One controversial solution is climate geoengineering, the notion that we could halt or reverse the warming of Earth with technological intervention. These concepts have historically fallen into two camps: solar radiation management and greenhouse gas removal.

The solar approach aims to boost Earth's albedo, or reflectivity, by introducing reflective aerosols to the stratosphere (as one example). These compounds would bounce sunlight back into space, thereby cooling the planet, almost like an Earth-scale version of painting your roof white. Greenhouse gas removal, meanwhile, would focus on scrubbing warming gases, especially carbon dioxide, from the atmosphere using a range of techniques.
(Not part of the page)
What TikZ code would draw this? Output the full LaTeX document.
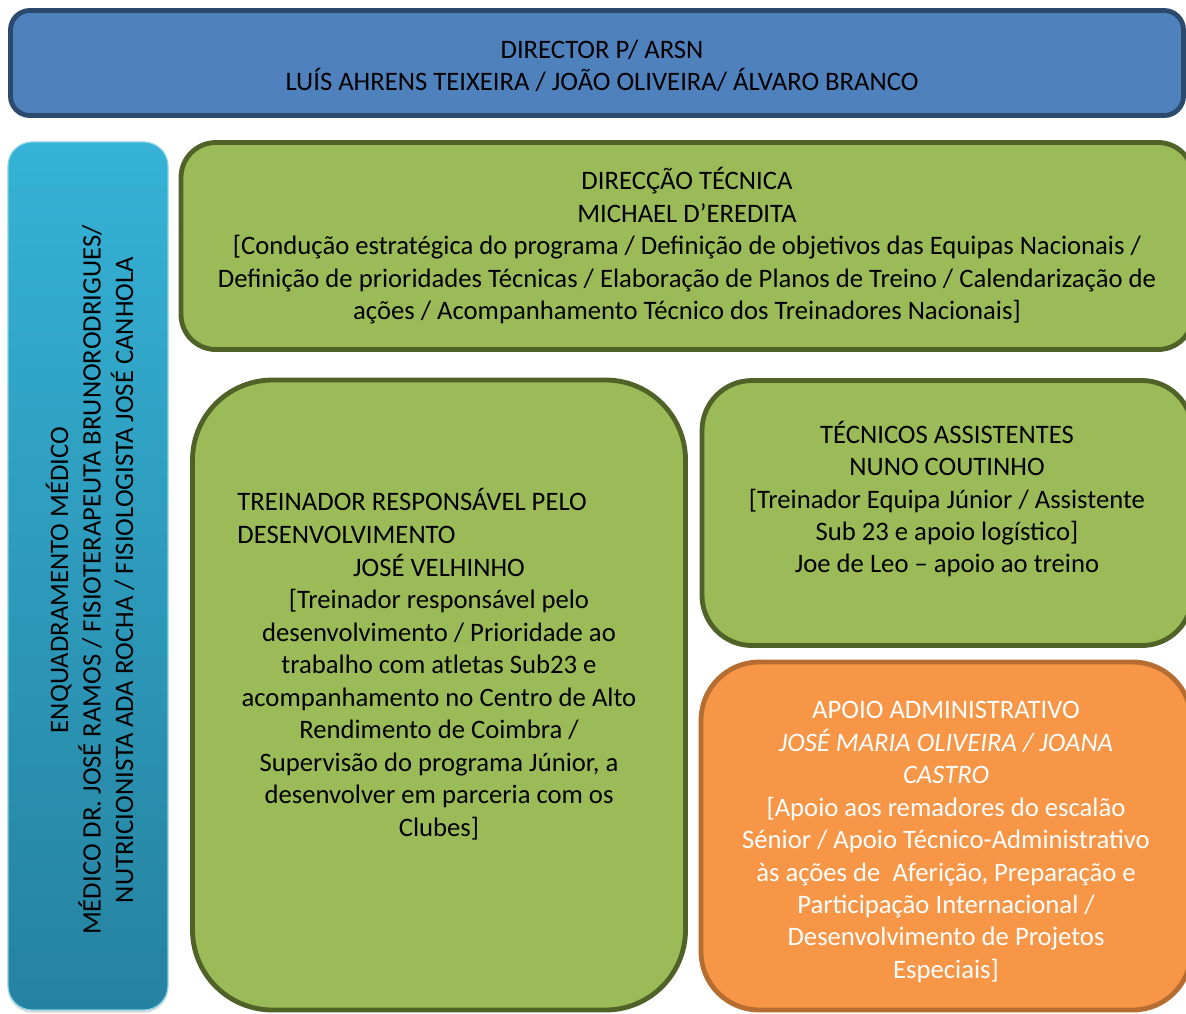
\documentclass[tikz,border=0pt]{standalone}
\usepackage{fontspec}
\setmainfont{Carlito}
\usetikzlibrary{positioning,shadows}
\definecolor{dirblue}{HTML}{4F81BD}
\definecolor{dirline}{HTML}{2C4A6E}
\definecolor{medtop}{HTML}{35B2D6}
\definecolor{medbot}{HTML}{2682A0}
\definecolor{tecgreen}{HTML}{9BBB59}
\definecolor{tecline}{HTML}{4F6228}
\definecolor{admorange}{HTML}{F79646}
\definecolor{admline}{HTML}{B66D31}
\tikzset{
  boxsize/.style 2 args={minimum width=#1*0.4125pt, minimum height=#2*0.4125pt},
  panel/.style={
    rectangle,
    line width=2pt,
    inner sep=0pt,
    align=center,
    font=\fontsize{11}{13.4}\selectfont},
  topbox/.style={panel, fill=dirblue, draw=dirline, rounded corners=8pt},
  medbox/.style={
    panel,
    top color=medtop,
    bottom color=medbot,
    draw=medtop!60!white, line width=0.5pt,
    rounded corners=10pt,
    drop shadow={shadow xshift=0pt, shadow yshift=-1.2pt, opacity=0.25}},
  greenbox/.style={panel, fill=tecgreen, draw=tecline},
  admbox/.style={panel, fill=admorange, draw=admline, rounded corners=24pt},
  boxtext/.style={inner sep=0pt, align=center, font=\fontsize{11}{13.4}\selectfont},
}

\begin{document}
\begin{tikzpicture}[x=0.4125pt, y=-0.4125pt]
  \useasboundingbox (0,0) rectangle (1186,1013);

  % top: direction
  \node[topbox, boxsize={1173}{105}] (director) at (597,63) {};
  \node[boxtext] (dirtxt) at (602,66)
    {DIRECTOR P/ ARSN\\LUÍS AHRENS TEIXEIRA / JOÃO OLIVEIRA/ ÁLVARO BRANCO};

  % left bar: medical staff
  \node[medbox, boxsize={160}{868}] (medico) at (88,576) {};
  \node[boxtext, rotate=90] (medtxt) at (90,580)
    {ENQUADRAMENTO MÉDICO\\
     MÉDICO DR. JOSÉ RAMOS / FISIOTERAPEUTA BRUNORODRIGUES/\\
     NUTRICIONISTA ADA ROCHA / FISIOLOGISTA JOSÉ CANHOLA};

  % technical direction
  \node[greenbox, rounded corners=14.4pt, boxsize={1012}{207}] (direccao) at (687,246)
    {DIRECÇÃO TÉCNICA\\
     MICHAEL D’EREDITA\\
     {[}Condução estratégica do programa / Definição de objetivos das Equipas Nacionais /\\
     Definição de prioridades Técnicas / Elaboração de Planos de Treino / Calendarização de\\
     ações / Acompanhamento Técnico dos Treinadores Nacionais]};

  % development coach
  \node[greenbox, rounded corners=33pt, boxsize={493}{630}] (treinador) at (439,695) {};
  \node[boxtext, align=left, anchor=west] (treintit) at (237,516)
    {TREINADOR RESPONSÁVEL PELO\\DESENVOLVIMENTO};
  \node[boxtext] (treintxt) at (439,697)
    {JOSÉ VELHINHO\\
     {[}Treinador responsável pelo\\
     desenvolvimento / Prioridade ao\\
     trabalho com atletas Sub23 e\\
     acompanhamento no Centro de Alto\\
     Rendimento de Coimbra /\\
     Supervisão do programa Júnior, a\\
     desenvolver em parceria com os\\
     Clubes]};

  % assistants
  \node[greenbox, rounded corners=20.6pt, boxsize={490}{265}] (tecnicos) at (947,513) {};
  \node[boxtext] (tectxt) at (947,499)
    {TÉCNICOS ASSISTENTES\\
     NUNO COUTINHO\\
     {[}Treinador Equipa Júnior / Assistente\\
     Sub 23 e apoio logístico]\\
     Joe de Leo – apoio ao treino};

  % administrative support
  \node[admbox, boxsize={490}{348}] (apoio) at (946,836) {};
  \node[boxtext, text=white] (apoiotxt) at (946,842)
    {APOIO ADMINISTRATIVO\\
     \textit{JOSÉ MARIA OLIVEIRA / JOANA}\\
     \textit{CASTRO}\\
     {[}Apoio aos remadores do escalão\\
     Sénior / Apoio Técnico-Administrativo\\
     às ações de\ \ Aferição, Preparação e\\
     Participação Internacional /\\
     Desenvolvimento de Projetos\\
     Especiais]};
\end{tikzpicture}
\end{document}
The unknown side effects of humans tampering with complex planetary systems demands a cautious approach, lest our good intentions lead us to some kind of "Snowpiercer"-style dystopia. But if we do nothing to rein in our ongoing accidental geoengineering of the climate, we may well end up in a "Mad Max" dystopia, so it's worth considering all our options. This includes a cocktail combination of several approaches, an idea outlined by a Geophysical Research Letters study published in July.

"We could do SAI [stratospheric sulfate aerosol increase] and a slow ramp up of CDR [carbon dioxide removal]," study co-author Govindasamy Bala, a climate scientist at the Indian Institute of Science, told me in an email.  

"Once CDR pulls out enough carbon dioxide from the atmosphere, SAI could be ramped down," he said. "This is one plausible scenario of climate engineering."

Another scenario explored in Bala's study melds together solar radiation management with the concept of cirrus cloud thinning (CCT), which has recently become a flashy new kid on the climate intervention block.

The CCT method, like solar radiation management, involves the careful release of compounds into the atmosphere to cool the planet. But instead of blocking shortwave radiation from outer space, this technique aims to figuratively throw open a window in the skies for longwave radiation to escape Earth.

Cirrus clouds, which are those wispy rippled structures that form at high altitudes over 20,000 feet, are something of a nephological anomaly. Lower thick clouds tend to reflect more sunlight (shortwave radiation) than they absorb heat (longwave radiation), leading to a cooling effect, but cirrus clouds do the opposite.

Cirrus clouds in Argentina

Cirrus clouds in Argentina.

Dimitry B/Flickr

As a result, manually tweaking these clouds so that they dissipate faster could allow more heat to leave Earth, without throwing off the water cycle to the extreme projected with traditional geoengineering methods. This thinning could be theoretically accomplished by seeding cirrus clouds with particles that disrupt ice crystal formation (nucleation), leading to reduced cirrus cloud cover.

"With the caveat that there are still significant uncertainties associated with ice nucleation in cirrus clouds and its representation in climate models, cirrus seeding appears to represent a powerful [climate engineering model] with reduced side effects," concluded a team led by Trude Storelvmo, a climate scientist at Yale University, in a 2013 Philosophical Transactions of the Royal Society study that modeled the impact of cirrus cloud seeding.

Follow-up studies have warned that the CCT strategy could backfire to create more cirrus clouds, or that it might have no impact at all. Given the persistent mysteries of cirrus cloud formation and dynamics, a lot more research needs to be done before it can be considered a viable solution to our warming planet.

To that point, some scientists have fretted that the debate over geoengineering is inherently damaging because it attracts focus away from climate change mitigation strategies with its allure of an easy out. Ultimately, the best case scenario is that humans change our current unsustainable behavior swiftly enough to avoid resorting to any of these ingenious but risky plans to hack the global climate.